Ask A Family Lawyer: “If our home was owned outright by my spouse before we married, is it mine too?”
November 15, 2013 112 comments
Question: Our family home was owned outright by my wife before I married her and moved in 10 years ago. Does the property belong to me too? I moved out of our home last month, after my wife told me she wanted a divorce. We have one child, aged eight.
Our Solicitor Replies: When parties separate, all the matrimonial assets will need to be identified and valued before any settlement proposals can be considered. Often the largest asset is the family home and this will fall to be considered irrespective of who legally owns it. The Court has the power to make orders against matrimonial assets regardless of how they are owned and by whom; the overriding concern of the Court is the welfare of your child, and this will be the main factor in determining how the assets are split. Your spouse may aver that the property is non-matrimonial, having been purchased prior to the marriage, but this is unlikely to carry weight given the comments in the leading case of White-v-White. Matrimonial homes will be treated differently.

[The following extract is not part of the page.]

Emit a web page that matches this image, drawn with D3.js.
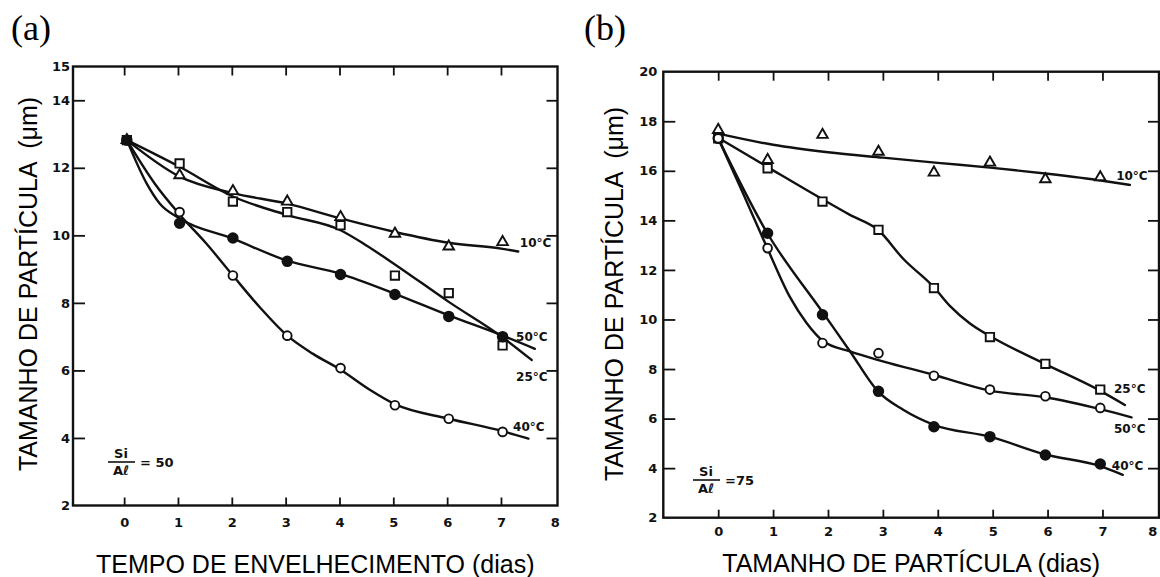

Even if you are not named as a legal owner of any property on the title deeds (this can be established by your solicitor making enquiries of the Land Registry), you may have acquired a beneficial interest. Further, by virtue of being married, you continue to have a legal right of occupation of your own home.
If you are not a legal owner i.e. your name is not on the title deeds, you should instruct your solicitor to act quickly and register your right to possession of the property and your interest in it by entering a Home Rights Notice at the Land Registry. This will help to protect your interest by making it difficult for your spouse to evict you, sell or remortgage the property. Further information may be obtained from the Land Registry:- http://www.landregistry.gov.uk/public/guides/public-guide-4
If you have been entered on the title deeds during the course of the marriage as a co-owner it is important to ascertain how the title is held by each of you. There are two ways of legally owning property: as joint tenants; or as tenants in common.
What are Joint Tenants?
This form of ownership gives you and your spouse joint and equal ownership of the whole property. This means that your share in the property is not distinguished from that of your spouse and that you must act together in dealing with the it i.e. in the event of remortgage or sale.
As your share is not distinct, you are unable to gift your interest under your Will. Your interest will simply pass to your spouse automatically upon death.
What are Tenants in Common?
Under this form of ownership, whilst the property is still jointly owned, you and your spouse have separate and distinct shares. The respective shares can be divided into any proportions which are often determined by monetary contributions.
In direct contrast to owning as joint tenants, tenants in common are able to remortgage or sell their respective shares with consent from the other owners; additionally their respective share will pass in accordance with their Will upon death.
Severing the Joint Tenancy
In the event of separation many spouses do not wish their share to pass automatically to their spouse and there is a simple process to change the ownership to Tenants in Common which your solicitor will guide you through. If you do take this step, please note that it is also imperative to update your will to ensure that the property then passes to your named beneficiaries.